— begin DATA SHOWN —

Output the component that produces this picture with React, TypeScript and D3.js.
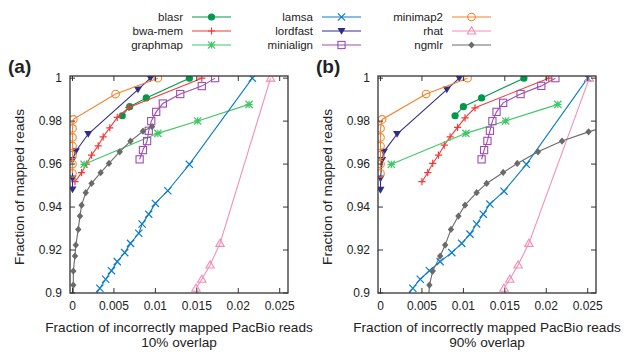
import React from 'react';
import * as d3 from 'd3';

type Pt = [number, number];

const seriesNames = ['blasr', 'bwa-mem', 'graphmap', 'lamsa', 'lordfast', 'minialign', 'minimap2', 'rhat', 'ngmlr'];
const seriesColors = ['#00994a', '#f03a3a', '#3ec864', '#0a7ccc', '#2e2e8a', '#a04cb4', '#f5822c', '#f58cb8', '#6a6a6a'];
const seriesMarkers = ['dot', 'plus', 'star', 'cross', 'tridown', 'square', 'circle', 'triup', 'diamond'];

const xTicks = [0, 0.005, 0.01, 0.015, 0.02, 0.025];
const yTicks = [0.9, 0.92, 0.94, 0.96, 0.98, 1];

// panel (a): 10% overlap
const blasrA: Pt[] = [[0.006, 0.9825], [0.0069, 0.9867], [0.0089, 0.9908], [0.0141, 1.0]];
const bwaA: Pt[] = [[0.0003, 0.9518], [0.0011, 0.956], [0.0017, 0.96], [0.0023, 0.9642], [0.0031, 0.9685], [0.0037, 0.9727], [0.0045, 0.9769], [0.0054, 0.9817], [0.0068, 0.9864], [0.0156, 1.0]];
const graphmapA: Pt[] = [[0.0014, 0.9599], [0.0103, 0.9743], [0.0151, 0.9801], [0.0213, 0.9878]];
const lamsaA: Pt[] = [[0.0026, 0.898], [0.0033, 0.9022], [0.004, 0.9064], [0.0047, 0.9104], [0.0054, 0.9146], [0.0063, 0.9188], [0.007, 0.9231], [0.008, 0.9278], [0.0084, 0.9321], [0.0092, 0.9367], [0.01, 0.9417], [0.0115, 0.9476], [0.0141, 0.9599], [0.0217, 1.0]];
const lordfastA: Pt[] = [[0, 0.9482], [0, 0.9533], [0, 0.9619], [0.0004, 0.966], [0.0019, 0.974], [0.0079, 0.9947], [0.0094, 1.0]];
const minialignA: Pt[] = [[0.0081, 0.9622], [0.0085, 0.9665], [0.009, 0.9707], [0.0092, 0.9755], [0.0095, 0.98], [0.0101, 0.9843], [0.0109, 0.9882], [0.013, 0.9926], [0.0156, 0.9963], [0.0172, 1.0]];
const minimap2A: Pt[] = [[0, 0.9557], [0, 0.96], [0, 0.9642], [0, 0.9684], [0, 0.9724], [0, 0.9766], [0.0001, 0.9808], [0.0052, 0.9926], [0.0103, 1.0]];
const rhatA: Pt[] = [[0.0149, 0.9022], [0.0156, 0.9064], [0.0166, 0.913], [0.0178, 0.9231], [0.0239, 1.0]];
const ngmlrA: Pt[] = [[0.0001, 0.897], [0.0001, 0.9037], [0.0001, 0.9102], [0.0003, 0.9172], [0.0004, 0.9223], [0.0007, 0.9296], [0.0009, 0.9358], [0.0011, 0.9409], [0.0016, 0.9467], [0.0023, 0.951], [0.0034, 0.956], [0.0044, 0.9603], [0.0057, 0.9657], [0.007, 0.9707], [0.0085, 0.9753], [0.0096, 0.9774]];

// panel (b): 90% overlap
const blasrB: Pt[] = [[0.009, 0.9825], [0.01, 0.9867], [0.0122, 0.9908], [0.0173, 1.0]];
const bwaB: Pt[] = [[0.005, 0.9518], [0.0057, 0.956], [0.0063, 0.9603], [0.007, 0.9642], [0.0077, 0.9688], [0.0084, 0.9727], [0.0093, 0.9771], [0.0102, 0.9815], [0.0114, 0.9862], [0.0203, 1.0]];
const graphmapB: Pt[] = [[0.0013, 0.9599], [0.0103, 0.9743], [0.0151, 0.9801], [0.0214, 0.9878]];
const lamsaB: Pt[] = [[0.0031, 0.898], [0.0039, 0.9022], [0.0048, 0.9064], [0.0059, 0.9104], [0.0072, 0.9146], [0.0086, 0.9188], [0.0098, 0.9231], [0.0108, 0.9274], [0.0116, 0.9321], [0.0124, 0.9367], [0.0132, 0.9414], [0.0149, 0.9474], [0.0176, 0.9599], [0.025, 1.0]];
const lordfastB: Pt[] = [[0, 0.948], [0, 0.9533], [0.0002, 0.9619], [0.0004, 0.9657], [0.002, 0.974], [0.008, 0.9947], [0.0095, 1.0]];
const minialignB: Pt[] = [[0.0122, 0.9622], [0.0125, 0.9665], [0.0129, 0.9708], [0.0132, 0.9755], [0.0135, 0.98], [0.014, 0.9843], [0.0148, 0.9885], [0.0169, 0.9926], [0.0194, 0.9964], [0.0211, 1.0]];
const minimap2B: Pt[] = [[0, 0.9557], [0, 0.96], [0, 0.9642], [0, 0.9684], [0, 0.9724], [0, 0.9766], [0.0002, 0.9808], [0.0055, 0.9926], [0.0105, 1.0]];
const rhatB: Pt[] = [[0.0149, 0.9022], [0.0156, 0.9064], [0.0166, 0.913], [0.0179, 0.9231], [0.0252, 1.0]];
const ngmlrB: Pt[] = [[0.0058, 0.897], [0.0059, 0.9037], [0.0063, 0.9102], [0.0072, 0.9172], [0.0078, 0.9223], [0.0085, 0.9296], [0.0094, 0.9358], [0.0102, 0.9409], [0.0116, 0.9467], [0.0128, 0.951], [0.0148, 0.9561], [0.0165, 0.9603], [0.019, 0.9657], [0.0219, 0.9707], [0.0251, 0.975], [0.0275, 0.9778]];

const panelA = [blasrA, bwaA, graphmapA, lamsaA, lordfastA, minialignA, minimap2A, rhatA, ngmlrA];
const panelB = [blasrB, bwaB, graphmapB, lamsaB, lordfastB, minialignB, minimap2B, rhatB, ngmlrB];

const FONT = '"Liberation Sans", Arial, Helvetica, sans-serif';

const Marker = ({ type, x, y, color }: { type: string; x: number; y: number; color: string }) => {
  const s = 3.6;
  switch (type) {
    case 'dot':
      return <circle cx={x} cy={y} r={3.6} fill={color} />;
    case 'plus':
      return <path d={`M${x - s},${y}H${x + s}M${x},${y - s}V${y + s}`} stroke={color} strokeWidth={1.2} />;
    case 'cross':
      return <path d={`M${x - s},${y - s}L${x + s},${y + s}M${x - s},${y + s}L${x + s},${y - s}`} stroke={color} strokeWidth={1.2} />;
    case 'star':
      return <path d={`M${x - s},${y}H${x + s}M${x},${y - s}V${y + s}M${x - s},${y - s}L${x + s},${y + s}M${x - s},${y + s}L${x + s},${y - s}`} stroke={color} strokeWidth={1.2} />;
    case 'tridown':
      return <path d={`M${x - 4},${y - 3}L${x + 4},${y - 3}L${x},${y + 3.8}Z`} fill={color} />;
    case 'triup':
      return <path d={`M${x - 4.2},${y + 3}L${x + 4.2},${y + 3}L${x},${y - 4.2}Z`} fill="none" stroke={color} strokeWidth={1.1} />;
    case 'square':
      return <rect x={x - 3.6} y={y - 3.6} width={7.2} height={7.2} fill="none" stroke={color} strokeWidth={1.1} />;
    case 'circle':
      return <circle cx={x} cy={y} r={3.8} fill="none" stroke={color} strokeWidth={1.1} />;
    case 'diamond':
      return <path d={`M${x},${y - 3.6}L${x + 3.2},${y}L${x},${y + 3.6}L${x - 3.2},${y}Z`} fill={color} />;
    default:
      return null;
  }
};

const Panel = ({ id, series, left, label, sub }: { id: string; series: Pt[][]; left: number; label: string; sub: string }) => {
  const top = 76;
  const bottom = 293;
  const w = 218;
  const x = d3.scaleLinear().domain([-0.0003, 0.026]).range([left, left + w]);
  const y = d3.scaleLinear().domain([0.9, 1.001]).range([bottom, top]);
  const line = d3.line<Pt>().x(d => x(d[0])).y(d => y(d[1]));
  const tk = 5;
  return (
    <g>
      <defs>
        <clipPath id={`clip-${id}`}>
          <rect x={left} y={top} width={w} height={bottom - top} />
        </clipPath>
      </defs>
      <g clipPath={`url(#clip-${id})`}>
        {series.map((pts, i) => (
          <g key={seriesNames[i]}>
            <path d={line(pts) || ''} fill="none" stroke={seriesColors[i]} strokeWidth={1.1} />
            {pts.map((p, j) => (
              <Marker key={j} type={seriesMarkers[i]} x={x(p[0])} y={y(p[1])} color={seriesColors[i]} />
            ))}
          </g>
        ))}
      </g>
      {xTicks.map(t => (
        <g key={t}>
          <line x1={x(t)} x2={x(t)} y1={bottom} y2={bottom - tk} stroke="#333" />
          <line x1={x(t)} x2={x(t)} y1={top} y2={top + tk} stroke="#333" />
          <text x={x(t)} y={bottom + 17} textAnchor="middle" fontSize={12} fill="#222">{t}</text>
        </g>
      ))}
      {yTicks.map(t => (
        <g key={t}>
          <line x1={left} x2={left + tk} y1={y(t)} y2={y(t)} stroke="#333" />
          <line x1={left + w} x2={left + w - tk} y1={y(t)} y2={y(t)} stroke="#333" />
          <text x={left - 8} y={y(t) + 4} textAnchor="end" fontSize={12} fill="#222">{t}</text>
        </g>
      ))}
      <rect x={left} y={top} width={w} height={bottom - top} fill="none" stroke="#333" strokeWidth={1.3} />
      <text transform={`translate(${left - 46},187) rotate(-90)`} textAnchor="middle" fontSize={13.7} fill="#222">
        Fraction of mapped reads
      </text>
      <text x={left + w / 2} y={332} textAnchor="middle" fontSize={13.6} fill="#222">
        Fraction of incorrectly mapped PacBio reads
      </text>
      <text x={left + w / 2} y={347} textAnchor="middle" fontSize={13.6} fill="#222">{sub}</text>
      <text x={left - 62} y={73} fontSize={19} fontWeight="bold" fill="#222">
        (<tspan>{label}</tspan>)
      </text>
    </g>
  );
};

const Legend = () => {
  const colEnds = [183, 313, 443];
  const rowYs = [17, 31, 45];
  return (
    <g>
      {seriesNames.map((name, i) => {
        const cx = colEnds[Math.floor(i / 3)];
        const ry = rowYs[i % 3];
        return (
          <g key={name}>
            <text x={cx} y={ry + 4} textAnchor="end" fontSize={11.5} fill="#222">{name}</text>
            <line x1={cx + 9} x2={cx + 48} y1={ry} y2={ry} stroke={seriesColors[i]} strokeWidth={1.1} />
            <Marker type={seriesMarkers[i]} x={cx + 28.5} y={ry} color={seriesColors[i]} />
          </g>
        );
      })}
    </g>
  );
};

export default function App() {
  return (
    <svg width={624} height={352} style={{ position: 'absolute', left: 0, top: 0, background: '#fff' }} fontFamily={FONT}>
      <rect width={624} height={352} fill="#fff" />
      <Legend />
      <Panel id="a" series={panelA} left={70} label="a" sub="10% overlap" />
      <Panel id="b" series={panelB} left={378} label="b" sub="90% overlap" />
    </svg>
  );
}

— end DATA SHOWN —

Repeat the listing above from its first line through the line that contains "const yTicks = [0.9, 0.92, 0.94, 0.96, 0.98, 1];", both included, and nothing more. Drop the pictures.

Output the component that produces this picture with React, TypeScript and D3.js.
import React from 'react';
import * as d3 from 'd3';

type Pt = [number, number];

const seriesNames = ['blasr', 'bwa-mem', 'graphmap', 'lamsa', 'lordfast', 'minialign', 'minimap2', 'rhat', 'ngmlr'];
const seriesColors = ['#00994a', '#f03a3a', '#3ec864', '#0a7ccc', '#2e2e8a', '#a04cb4', '#f5822c', '#f58cb8', '#6a6a6a'];
const seriesMarkers = ['dot', 'plus', 'star', 'cross', 'tridown', 'square', 'circle', 'triup', 'diamond'];

const xTicks = [0, 0.005, 0.01, 0.015, 0.02, 0.025];
const yTicks = [0.9, 0.92, 0.94, 0.96, 0.98, 1];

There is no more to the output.